Près de vingt ans après le début de l’aventure, l’ensemble compte quelque 200 musiciens et choristes, tous bénévoles, dont la réputation a largement dépassé les frontières du pays. Surtout depuis la sortie, en 2010, de Kinshasa Symphony, le documentaire que Martin Baer et Claus Wischmann leur ont consacré. Il y a deux ans, Armand Diangienda confiait ses voeux les plus chers : voyager à travers le monde avec ses musiciens, diriger un orchestre professionnel et ouvrir une école de musique.

Depuis, l’OSK a été invité à se produire dans plusieurs pays du continent, mais aussi en Europe, en Asie et aux États-Unis.

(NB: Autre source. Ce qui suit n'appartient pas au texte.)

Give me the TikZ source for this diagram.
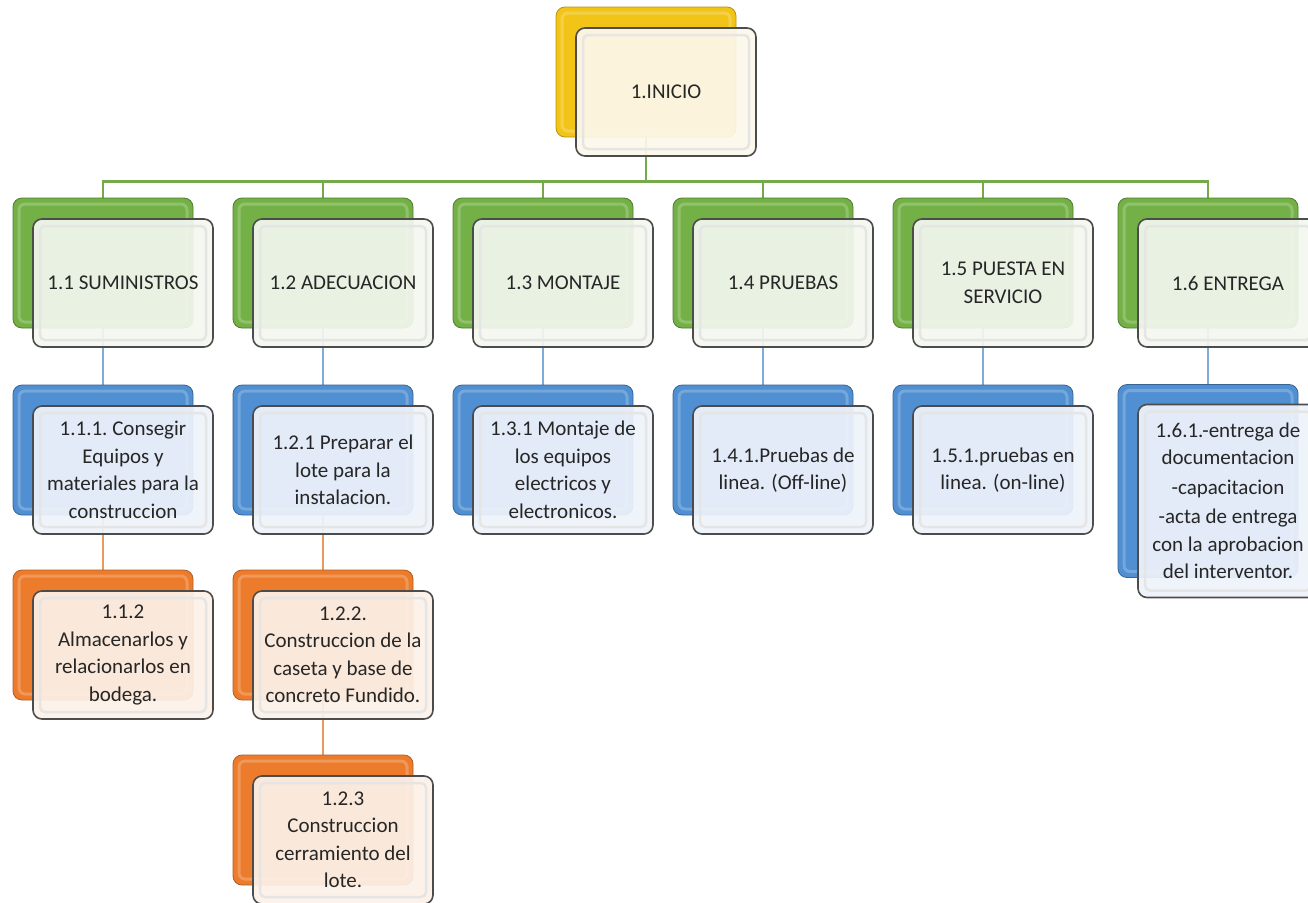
\documentclass[tikz,border=0pt]{standalone}
\usepackage{fontspec}
\setmainfont{Carlito}
\usetikzlibrary{backgrounds}
\definecolor{ylwB}{HTML}{F2C417}
\definecolor{ylwF}{HTML}{FCF7EA}
\definecolor{grnB}{HTML}{73B045}
\definecolor{grnF}{HTML}{F3F7EF}
\definecolor{bluB}{HTML}{4F8FD2}
\definecolor{bluF}{HTML}{EEF3FA}
\definecolor{orgB}{HTML}{EC7B2C}
\definecolor{orgF}{HTML}{FCF1E8}
\definecolor{grnL}{HTML}{76A94C}
\definecolor{bluL}{HTML}{7FAADC}
\definecolor{orgL}{HTML}{E49A62}
\tikzstyle{back}=[rounded corners=9, minimum width=180, minimum height=130, line width=0.8,
  path picture={\draw[white, opacity=.22, line width=3, rounded corners=6]
    ([shift={(6,6)}]path picture bounding box.north west) rectangle
    ([shift={(-6,-6)}]path picture bounding box.south east);}]
\tikzstyle{front}=[rounded corners=9, minimum width=180, minimum height=128, line width=1.6,
  draw=black!70, fill opacity=.93, text opacity=1, text=black!85, align=center,
  font=\fontsize{21}{27.5}\selectfont,
  path picture={\draw[black!10, line width=2.5, rounded corners=5]
    ([shift={(7,7)}]path picture bounding box.north west) rectangle
    ([shift={(-7,-7)}]path picture bounding box.south east);}]
\tikzstyle{ylw}=[fill=ylwB, draw=ylwB!75!black]
\tikzstyle{grn}=[fill=grnB, draw=grnB!70!black]
\tikzstyle{blu}=[fill=bluB, draw=bluB!70!black]
\tikzstyle{org}=[fill=orgB, draw=orgB!75!black]
\tikzstyle{lnk}=[line width=2.6]

\begin{document}
\begin{tikzpicture}[x=1pt, y=-1pt]
\useasboundingbox (0,0) rectangle (1308,902);
% Top
    \node[back, ylw] (ini) at (646,72) {};
    \node[front, fill=ylwF] (inif) at (666,92) {1.INICIO};
% Phases
    \node[back, grn] (f11) at (103,263) {};
    \node[front, fill=grnF] (f11f) at (123,283) {1.1 SUMINISTROS};
    \node[back, grn] (f12) at (323,263) {};
    \node[front, fill=grnF] (f12f) at (343,283) {1.2 ADECUACION};
    \node[back, grn] (f13) at (543,263) {};
    \node[front, fill=grnF] (f13f) at (563,283) {1.3 MONTAJE};
    \node[back, grn] (f14) at (763,263) {};
    \node[front, fill=grnF] (f14f) at (783,283) {1.4 PRUEBAS};
    \node[back, grn] (f15) at (983,263) {};
    \node[front, fill=grnF] (f15f) at (1003,283) {1.5 PUESTA EN\\SERVICIO};
    \node[back, grn] (f16) at (1208,263) {};
    \node[front, fill=grnF] (f16f) at (1228,283) {1.6 ENTREGA};
% Tasks
    \node[back, blu] (t111) at (103,450) {};
    \node[front, fill=bluF] (t111f) at (123,470) {1.1.1.\ Consegir\\Equipos y\\materiales para la\\construccion};
    \node[back, blu] (t121) at (323,450) {};
    \node[front, fill=bluF] (t121f) at (343,470) {1.2.1 Preparar el\\lote para la\\instalacion.};
    \node[back, blu] (t131) at (543,450) {};
    \node[front, fill=bluF] (t131f) at (563,470) {1.3.1 Montaje de\\los equipos\\electricos y\\electronicos.};
    \node[back, blu] (t141) at (763,450) {};
    \node[front, fill=bluF] (t141f) at (783,470) {1.4.1.Pruebas de\\linea. (Off-line)};
    \node[back, blu] (t151) at (983,450) {};
    \node[front, fill=bluF] (t151f) at (1003,470) {1.5.1.pruebas en\\linea. (on-line)};
    \node[back, blu, minimum height=193] (t161) at (1208,481) {};
    \node[front, fill=bluF, minimum height=193] (t161f) at (1228,501)
      {1.6.1.-entrega de\\documentacion\\[2pt]-capacitacion\\[2pt]-acta de entrega\\con la aprobacion\\del interventor.};
% Sub tasks
    \node[back, org] (t112) at (103,635) {};
    \node[front, fill=orgF] (t112f) at (123,655) {1.1.2\\Almacenarlos y\\relacionarlos en\\bodega.};
    \node[back, org] (t122) at (323,635) {};
    \node[front, fill=orgF] (t122f) at (343,655) {1.2.2.\\Construccion de la\\caseta y base de\\concreto Fundido.};
    \node[back, org] (t123) at (323,820) {};
    \node[front, fill=orgF] (t123f) at (343,840) {1.2.3\\Construccion\\cerramiento del\\lote.};
% Connectors
\begin{scope}[on background layer]
    \foreach \p in {f11,f12,f13,f14,f15,f16}
      \draw[lnk, grnL] (ini.south) -- ++(0,44) -| (\p.north);
    \draw[lnk, bluL] (f11.south) -- (t111.north);
    \draw[lnk, bluL] (f12.south) -- (t121.north);
    \draw[lnk, bluL] (f13.south) -- (t131.north);
    \draw[lnk, bluL] (f14.south) -- (t141.north);
    \draw[lnk, bluL] (f15.south) -- (t151.north);
    \draw[lnk, bluL] (f16.south) -- (t161.north);
    \draw[lnk, orgL] (t111.south) -- (t112.north);
    \draw[lnk, orgL] (t121.south) -- (t122.north);
    \draw[lnk, orgL] (t122.south) -- (t123.north);
\end{scope}
\end{tikzpicture}
\end{document}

Et après un passage remarqué au Printemps des arts de Monte-Carlo en avril 2013, la princesse Caroline de Monaco s’est rendue à Kinshasa deux mois plus tard pour assister à une nouvelle représentation de la formation, accompagnée par le quatuor à cordes monégasque Monoï Kops.


Armand Diangienda, à l’origine de l’orchestre. © DR

Mettre sur pied une école de musique à Kinshasa

Le 13 novembre, Papa Armand a vu son deuxième voeu s’exaucer puisqu’il a été invité à Séoul pour diriger les musiciens de l’Orchestre symphonique de Corée à l’occasion du 40e anniversaire du festival des arts du pays. Quatre oeuvres ont été présentées : une symphonie composée par deux de ses musiciens, deux autres par de jeunes compositeurs coréens, et une oeuvre populaire coréenne. La consécration pour Diangienda, qui compte bien concrétiser son troisième voeu, celui de mettre sur pied une école de musique "ouverte à tous" à Kinshasa. "Actuellement, les musiciens sont formés chez moi, explique-t-il. Ce cadre ne favorise pas l’intégration de personnes non kimbanguistes, qui peuvent se sentir gênées de se rendre chez un dirigeant religieux, même s’il ne s’agit que de prendre des cours de musique."

En attendant, l’orchestre répète, encore et encore. Mi-décembre, une trentaine de musiciens ont donné une série de représentations en Allemagne. Et le 12 janvier, le maestro a été mis a l’honneur par un grand concert. Il célébrait ce jour-là ses 50 ans et les 20 ans de sa création.